*Problem*
Read the material below. Count the lines containing "this" and give that count alone.

* Begin Dataset *

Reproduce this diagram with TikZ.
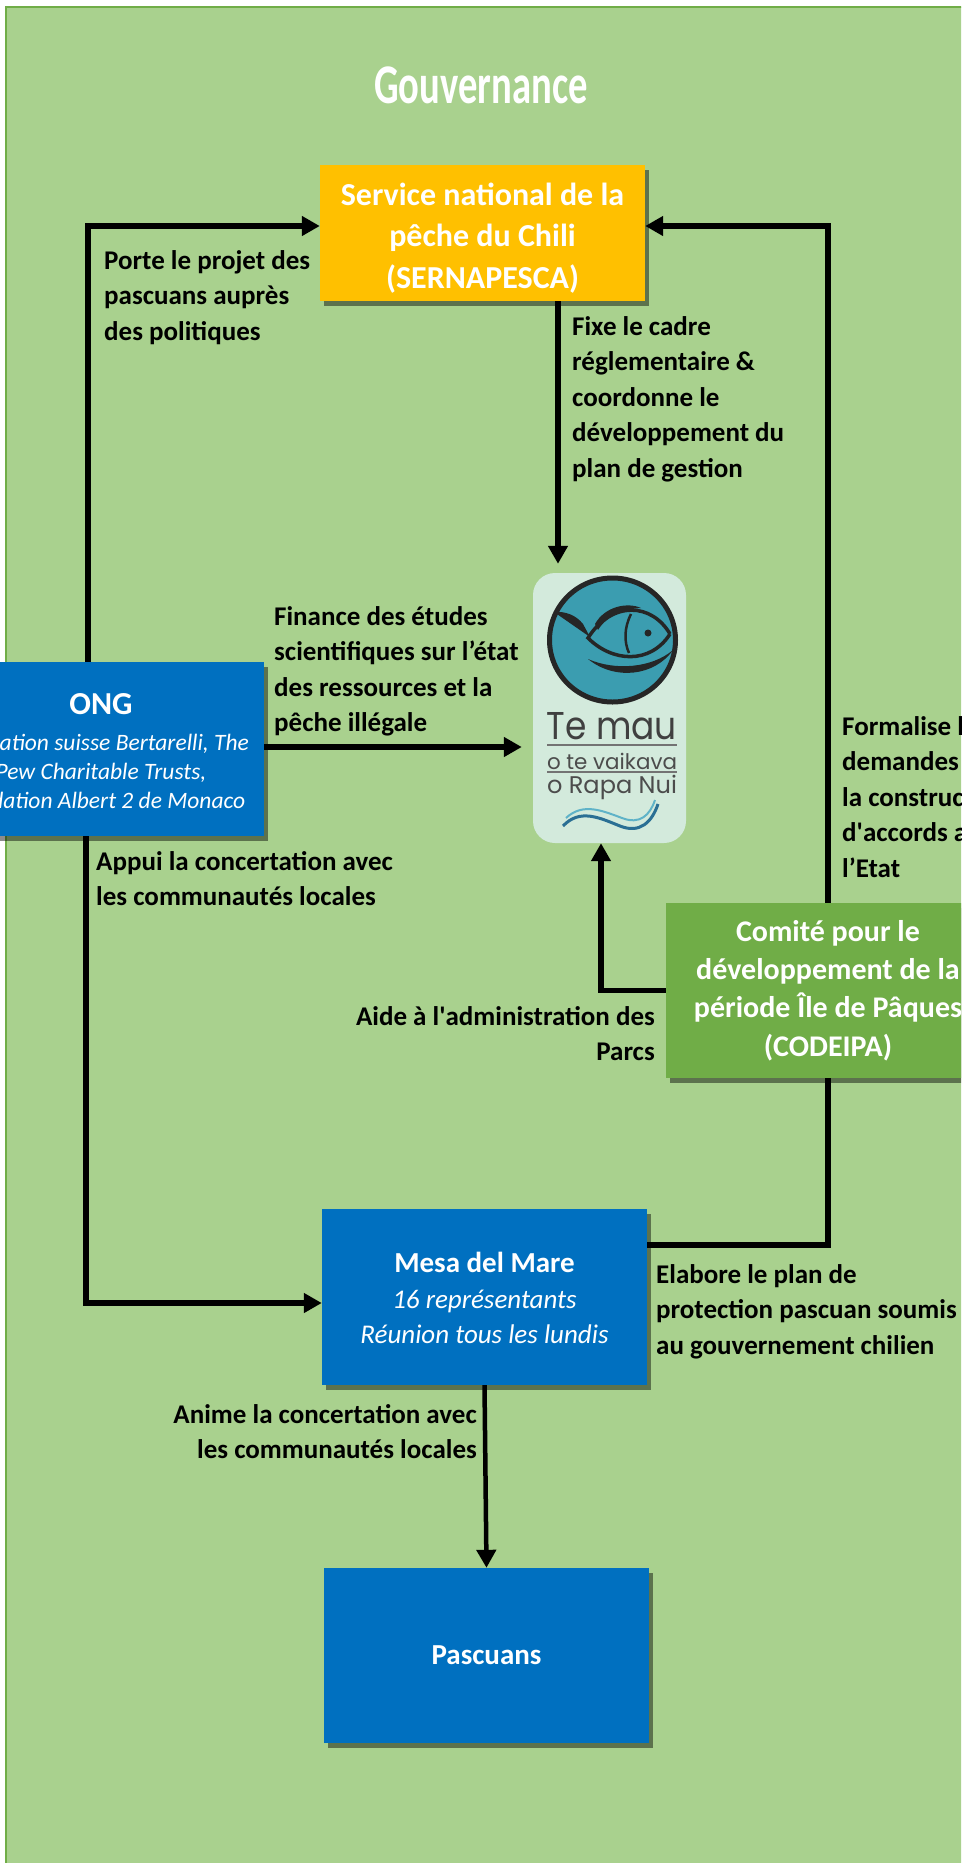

* End Dataset *
* Begin Dataset *

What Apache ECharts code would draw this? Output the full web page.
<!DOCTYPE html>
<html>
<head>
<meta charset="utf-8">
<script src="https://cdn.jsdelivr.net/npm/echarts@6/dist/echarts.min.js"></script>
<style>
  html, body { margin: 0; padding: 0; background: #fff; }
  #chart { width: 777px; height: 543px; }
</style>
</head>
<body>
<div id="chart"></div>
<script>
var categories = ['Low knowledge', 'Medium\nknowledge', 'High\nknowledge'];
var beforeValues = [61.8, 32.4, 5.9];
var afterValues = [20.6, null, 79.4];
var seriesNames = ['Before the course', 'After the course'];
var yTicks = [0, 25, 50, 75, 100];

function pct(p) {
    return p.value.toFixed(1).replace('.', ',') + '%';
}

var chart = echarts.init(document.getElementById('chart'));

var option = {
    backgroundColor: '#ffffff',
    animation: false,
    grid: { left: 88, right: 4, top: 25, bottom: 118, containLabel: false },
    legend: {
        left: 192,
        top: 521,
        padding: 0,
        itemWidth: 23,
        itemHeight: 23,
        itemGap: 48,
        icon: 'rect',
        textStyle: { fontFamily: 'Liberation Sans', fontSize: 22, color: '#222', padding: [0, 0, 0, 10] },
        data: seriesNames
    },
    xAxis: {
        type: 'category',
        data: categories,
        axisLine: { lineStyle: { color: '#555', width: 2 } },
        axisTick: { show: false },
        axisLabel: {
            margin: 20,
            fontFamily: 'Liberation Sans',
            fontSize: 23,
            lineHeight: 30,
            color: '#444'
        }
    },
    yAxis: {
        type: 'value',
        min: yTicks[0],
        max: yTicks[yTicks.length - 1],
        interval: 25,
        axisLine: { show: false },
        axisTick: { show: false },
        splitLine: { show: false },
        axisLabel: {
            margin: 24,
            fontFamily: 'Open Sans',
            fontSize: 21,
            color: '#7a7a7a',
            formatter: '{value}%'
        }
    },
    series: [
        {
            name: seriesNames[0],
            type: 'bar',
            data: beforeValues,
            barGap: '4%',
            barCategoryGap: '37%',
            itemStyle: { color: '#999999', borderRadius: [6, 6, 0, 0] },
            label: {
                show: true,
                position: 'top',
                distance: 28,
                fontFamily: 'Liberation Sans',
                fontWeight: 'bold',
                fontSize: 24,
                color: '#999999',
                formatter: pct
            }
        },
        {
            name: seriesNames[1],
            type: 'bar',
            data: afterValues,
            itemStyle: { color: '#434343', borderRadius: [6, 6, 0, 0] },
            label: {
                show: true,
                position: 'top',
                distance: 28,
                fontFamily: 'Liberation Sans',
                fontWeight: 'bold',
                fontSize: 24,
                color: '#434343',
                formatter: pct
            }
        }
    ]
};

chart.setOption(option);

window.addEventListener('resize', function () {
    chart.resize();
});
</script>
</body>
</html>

* End Dataset *
* Begin Dataset *

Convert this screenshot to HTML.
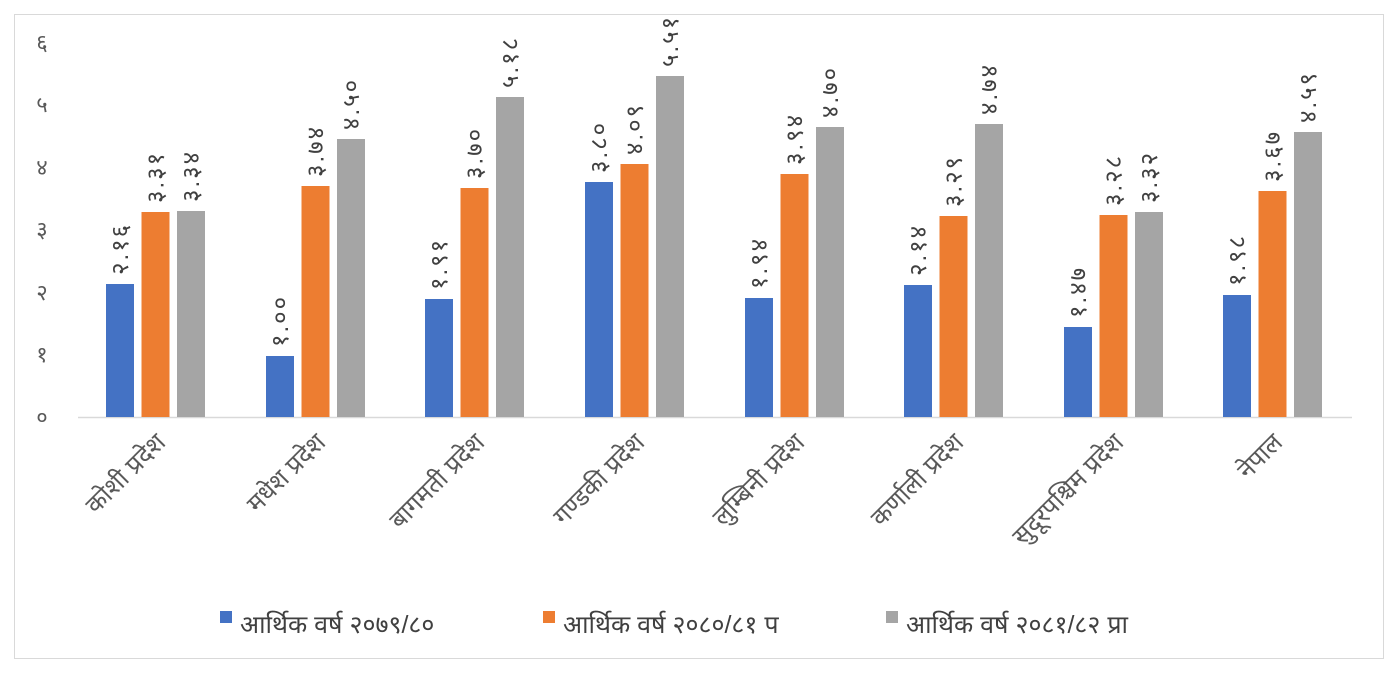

* End Dataset *

*Problem solution*
3